件の漫画を読んだ。もう各所で言われてると思うが、あのラスト、やっぱり僕も例の事件を思い出した。
というのも、僕にも昔から仲の良い、絵を描く友人がいた。2人ともよく絵を描いては学校で見せあった。でも僕は下手糞なので、いつも、君はすごいなと、彼を褒め称えていた。僕はその後、下手は下手なりにもなんだかんだで美大に進んだ。彼は当然、美大に進んだ。だがそれぞれ違う大学に進んだのと、画材を買うために始めたバイトが忙しくなったのとで、その頃から彼とはもうそんなに連絡を取っていなかった。
それから、数年後、ある時間が起きた。クリエイターとして、同じクリエイターが凄惨な目に遭うのは辛い。人の笑顔を生み出す人たちが、どうしてこんな目に遭わないといけないのか。僕はそんなことを考えて、少し暗くなった。
連日、取り沙汰される実名報道の騒動を見ていてもむしゃくしゃする。どうしてそこまで躍起に実名を報道したがるのか。メディアはクソだ。そっとしておいてやればいいのに。
やがて、実名が出始めた。
そこで僕は友人の訃報を初めて知る。
昔はあんなに仲が良かったのに。疎遠になって、久々に名前を聞いたのが、こんな形。
あんなに憎んでいたはずの実名報道問題だが、報道されなければ僕は友人の死すら知ることはなかった。複雑な気持ちを抱えた。
僕は彼の家を知っている。彼が引っ越していなければ今もあの家だ。一言お悔やみ申し上げたかったが、だけども、今頃報道陣に囲まねている家にどうやって顔を出せばいい?
いや、僕も野次馬とそう変わらない。ただ、他人の死に興奮しているだけなんじゃないか?追悼して、自己満足を得ようとしているんじゃないか?疎遠になっていたのに。何を、今更。

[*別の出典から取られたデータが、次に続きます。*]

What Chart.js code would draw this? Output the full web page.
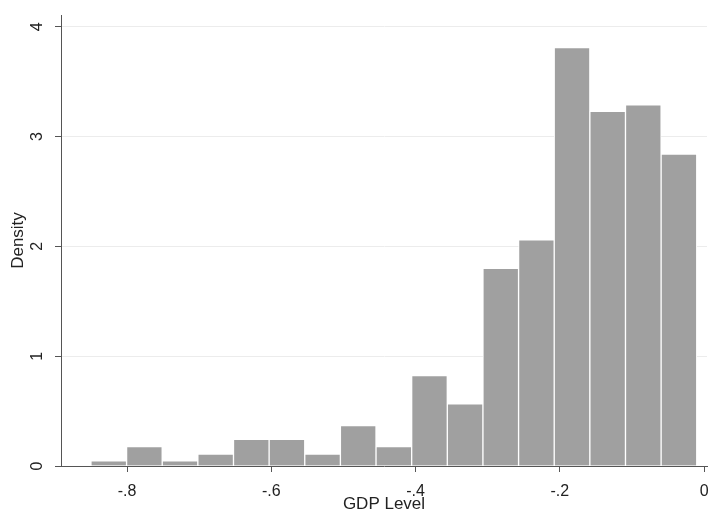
<!DOCTYPE html>
<html>
<head>
<meta charset="utf-8">
<script src="https://cdn.jsdelivr.net/npm/chart.js@4"></script>
<style>
  body { margin: 0; background: #fff; }
</style>
</head>
<body>
<canvas id="histChart" width="710" height="516"></canvas>
<script>
  // bin centres (GDP level) and density
  const binCenters = [-0.8253, -0.7759, -0.7265, -0.6771, -0.6277, -0.5783, -0.5289, -0.4795, -0.4301,
                      -0.3807, -0.3313, -0.2819, -0.2325, -0.1831, -0.1337, -0.0843, -0.0349];
  const densities = [0.046, 0.176, 0.046, 0.109, 0.243, 0.243, 0.109, 0.368, 0.176,
                     0.823, 0.567, 1.80, 2.06, 3.81, 3.23, 3.29, 2.84];

  const xTicks = [-0.8, -0.6, -0.4, -0.2, 0];
  const xTickLabels = ['-.8', '-.6', '-.4', '-.2', '0'];
  const yTicks = [0, 1, 2, 3, 4];
  const yTickLabels = ['0', '1', '2', '3', '4'];

  const axisColor = '#555';
  const textColor = '#222';
  const tickFont = { family: "'Liberation Sans', Arial, sans-serif", size: 16 };
  const titleFont = { family: "'Liberation Sans', Arial, sans-serif", size: 17 };

  const ctx = document.getElementById('histChart').getContext('2d');
  new Chart(ctx, {
    type: 'bar',
    data: {
      datasets: [{
        label: 'Density',
        data: binCenters.map((x, i) => ({ x: x, y: densities[i] })),
        backgroundColor: '#a0a0a0',
        borderColor: '#ffffff',
        borderWidth: 1,
        barPercentage: 1,
        categoryPercentage: 1
      }]
    },
    options: {
      responsive: false,
      animation: false,
      layout: {
        padding: { top: 15, right: 3, left: 0, bottom: 0 }
      },
      plugins: {
        legend: { display: false },
        tooltip: { enabled: false }
      },
      scales: {
        x: {
          type: 'linear',
          min: -0.8915,
          max: 0.004,
          offset: false,
          afterBuildTicks: scale => { scale.ticks = xTicks.map(v => ({ value: v })); },
          afterFit: scale => {
            scale.height = 50;
            scale.paddingLeft = 0;
            scale.paddingRight = 0;
          },
          ticks: {
            color: textColor,
            font: tickFont,
            padding: 10,
            maxRotation: 0,
            callback: (value, index) => xTickLabels[index]
          },
          grid: {
            offset: false,
            drawOnChartArea: false,
            tickLength: 6,
            tickColor: axisColor
          },
          border: { color: axisColor, width: 1 },
          title: {
            display: true,
            text: 'GDP Level',
            color: textColor,
            font: titleFont,
            padding: { top: 0, bottom: 1 }
          }
        },
        y: {
          min: 0,
          max: 4.107,
          afterBuildTicks: scale => { scale.ticks = yTicks.map(v => ({ value: v })); },
          afterFit: scale => {
            scale.width = 61;
            scale.paddingTop = 0;
            scale.paddingBottom = 0;
          },
          ticks: {
            color: textColor,
            font: tickFont,
            padding: 13,
            minRotation: 90,
            maxRotation: 90,
            crossAlign: 'center',
            callback: (value, index) => yTickLabels[index]
          },
          grid: {
            color: c => (c.tick && c.tick.value === 0) ? 'rgba(0,0,0,0)' : '#ececec',
            tickLength: 6,
            tickColor: axisColor
          },
          border: { color: axisColor, width: 1 },
          title: {
            display: true,
            text: 'Density',
            color: textColor,
            font: titleFont,
            padding: { top: 8, bottom: 0 }
          }
        }
      }
    }
  });
</script>
</body>
</html>
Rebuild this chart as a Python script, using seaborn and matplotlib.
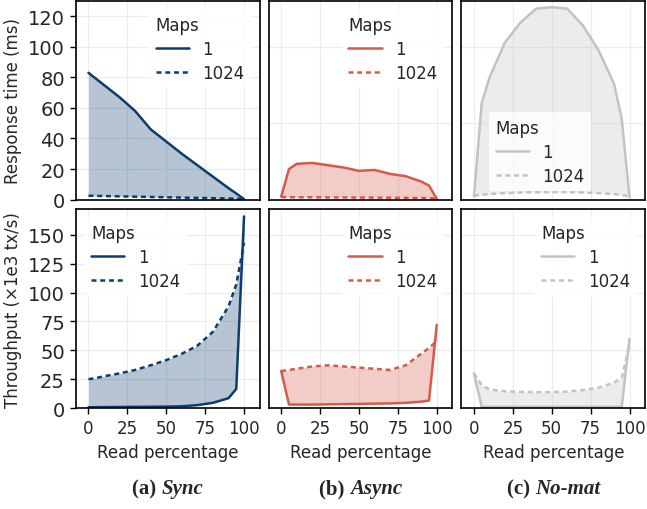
import numpy as np
import pandas as pd
import matplotlib.pyplot as plt
import seaborn as sns

# read percentages sampled
read_pct = [0, 5, 10, 20, 30, 40, 50, 60, 70, 80, 90, 95, 100]

# response time (ms)
rt_sync_1 = [83, 79, 75, 67, 58, 46, 38, 30, 22.5, 15, 7.5, 4, 0.3]
rt_sync_1024 = [2.5, 2.4, 2.3, 2.1, 1.9, 1.7, 1.5, 1.3, 1.1, 0.9, 0.7, 0.6, 0.5]
rt_async_1 = [2, 20, 23.4, 24, 22.5, 21, 18.8, 19.4, 16.8, 15.3, 11.8, 9.2, 0.5]
rt_async_1024 = [1.6, 1.6, 1.5, 1.5, 1.4, 1.4, 1.3, 1.3, 1.2, 1.1, 1.0, 0.9, 0.7]
rt_nomat_1 = [2, 63, 80, 103, 116, 125, 126, 125, 114, 98, 76, 53, 1.5]
rt_nomat_1024 = [2.5, 3.2, 3.6, 4.2, 4.6, 4.8, 4.9, 4.8, 4.6, 4.2, 3.5, 3.0, 2.0]

# throughput (x1e3 tx/s)
tp_sync_1 = [0.6, 0.7, 0.8, 0.9, 1.0, 1.1, 1.2, 1.5, 2.5, 4.5, 8.5, 16.5, 166]
tp_sync_1024 = [25, 26, 27.5, 30, 33, 37, 41.5, 47, 54, 66, 88, 107, 143]
tp_async_1 = [32, 3, 3, 3, 3.2, 3.4, 3.6, 3.8, 4.0, 4.5, 5.5, 6.5, 72]
tp_async_1024 = [32, 33, 34, 36, 37, 36, 35, 34, 33, 37, 47, 52, 58]
tp_nomat_1 = [30, 1, 1, 1, 1, 1, 1, 1, 1, 1, 1, 1, 60]
tp_nomat_1024 = [30, 20, 16, 14.5, 14, 13.8, 13.8, 14.2, 15.5, 17.5, 22, 26, 55]

modes = ["Sync", "Async", "No-mat"]
captions = ["(a) ", "(b) ", "(c) "]
colors = ["#0d3d6e", "#d65a4a", "#c6c2c2"]
rt = [(rt_sync_1, rt_sync_1024), (rt_async_1, rt_async_1024), (rt_nomat_1, rt_nomat_1024)]
tp = [(tp_sync_1, tp_sync_1024), (tp_async_1, tp_async_1024), (tp_nomat_1, tp_nomat_1024)]

sns.set_style("whitegrid", {"axes.edgecolor": "black", "grid.color": "#ececec",
                            "xtick.bottom": True, "ytick.left": True})
plt.rcParams["font.family"] = ["DejaVu Sans"]
plt.rcParams["font.size"] = 12

fig, axes = plt.subplots(2, 3, figsize=(6.47, 5.1), dpi=100, sharex=True)
fig.subplots_adjust(left=0.1175, right=0.997, top=0.996, bottom=0.198,
                    wspace=0.05, hspace=0.05)

# (loc, bbox_to_anchor) per panel
legend_pos = [[("upper right", None), ("upper right", None), ("lower left", (0.104, 0.0))],
              [("upper left", None), ("upper right", None), ("upper right", None)]]

for row, (values, ylim) in enumerate([(rt, 130), (tp, 172)]):
    for col in range(3):
        ax = axes[row, col]
        one, many = values[col]
        df = pd.DataFrame({
            "Read percentage": read_pct * 2,
            "value": one + many,
            "Maps": ["1"] * len(read_pct) + ["1024"] * len(read_pct),
        })
        sns.lineplot(data=df, x="Read percentage", y="value", style="Maps",
                     dashes={"1": "", "1024": (2, 1.5)}, color=colors[col],
                     linewidth=1.8, ax=ax)
        ax.fill_between(read_pct, one, many, color=colors[col], alpha=0.3, linewidth=0)
        ax.set_xlim(-8, 110)
        ax.set_ylim(0, ylim)
        ax.set_xticks([0, 25, 50, 75, 100])
        ax.tick_params(length=4, width=1, color="black", pad=4)
        ax.tick_params(axis="x", labelsize=12)
        ax.tick_params(axis="y", labelsize=14)
        for sp in ax.spines.values():
            sp.set_linewidth(1.2)
        loc, anchor = legend_pos[row][col]
        kw = {"bbox_to_anchor": anchor} if anchor else {}
        leg = ax.legend(title="Maps", loc=loc, fontsize=12, title_fontsize=12,
                        labelspacing=0.35, frameon=True, framealpha=0.8,
                        edgecolor="none", **kw)
        leg._legend_box.align = "left"
        if col > 0:
            ax.set_yticklabels([])
            ax.tick_params(axis="y", length=0)
            ax.set_ylabel("")
        if row == 0:
            ax.set_xlabel("")
            ax.tick_params(axis="x", length=0)
        else:
            ax.set_xlabel("Read percentage", fontsize=12)

axes[0, 0].set_ylabel("Response time (ms)", fontsize=12)
axes[1, 0].set_ylabel("Throughput (×1e3 tx/s)", fontsize=12)
axes[0, 0].set_yticks([0, 20, 40, 60, 80, 100, 120])
axes[1, 0].set_yticks([0, 25, 50, 75, 100, 125, 150])
fig.align_ylabels(axes[:, 0])

# captions under each column: "(x) " bold serif followed by bold italic mode name
fig.canvas.draw()
renderer = fig.canvas.get_renderer()
for col in range(3):
    box = axes[1, col].get_position()
    cx = (box.x0 + box.x1) / 2
    t1 = fig.text(0, 0.041, captions[col], family="Liberation Serif",
                  weight="bold", fontsize=15, va="center", ha="left")
    t2 = fig.text(0, 0.041, modes[col], family="Liberation Serif", weight="bold",
                  style="italic", fontsize=15, va="center", ha="left")
    w1 = t1.get_window_extent(renderer).width / fig.bbox.width
    w2 = t2.get_window_extent(renderer).width / fig.bbox.width
    x0 = cx - (w1 + w2) / 2
    t1.set_x(x0)
    t2.set_x(x0 + w1)

fig.savefig("out.png", dpi=100)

そんな卑屈なことを考えて僕は一層暗い気持ちになった。
あの漫画のように、僕に彼を美大に進ませた影響力があったとは思わない。それこそ自惚れだ。彼の方がずっとうまかったから、もともと彼は美大に行っただろうし、良いところに就職しただろう。でも、肩を並べたから、もしかして、なんて考えたこともあったから、今回、ルックバックを読んで、僕が、例の事件を思い出さないはずはなかった。
そして、これが追悼なのか、それこそ、エンタメとして消費しているのか、僕には分からない。
自らの内に感情を抱いていれば良いのに、この文を誰かに向けて書いている今の僕は、やはりエンタメとして消費しているような気もする。
でもあの時、僕は確かに追悼したかった。それは追悼する自分への自己満足じゃないかと指摘されることを何故かあの時は恐れたが、今思えばそんな卑屈なことを考えるのは悲しみで少しどうかしていたのだと思う。今も僕が友人の死に感じる寂しさは嘘ではないし、この寂しさを1人で抱えるには苦しくて、誰かに聞いて欲しい気持ちも嘘ではない。
とはいえ、結局、僕が毎日することといえば、あの漫画と同じように、自分の仕事、創作とまた向き合う他はない。
ただ、その感情があまりにリアルすぎたので、僕は先生もご友人を亡くされたのではないかと思ったほどだった。
陳腐な表現になるが、その複雑な機微をこうして漫画に描ける先生は純粋にすごいと思う。
ご遺族のご迷惑となるといけないので、ほんの少しフィクションを混ぜたが、事件とその感情は現実のものであると最後に書き加えたい。
まだ花を供えに行けてなくてごめんな。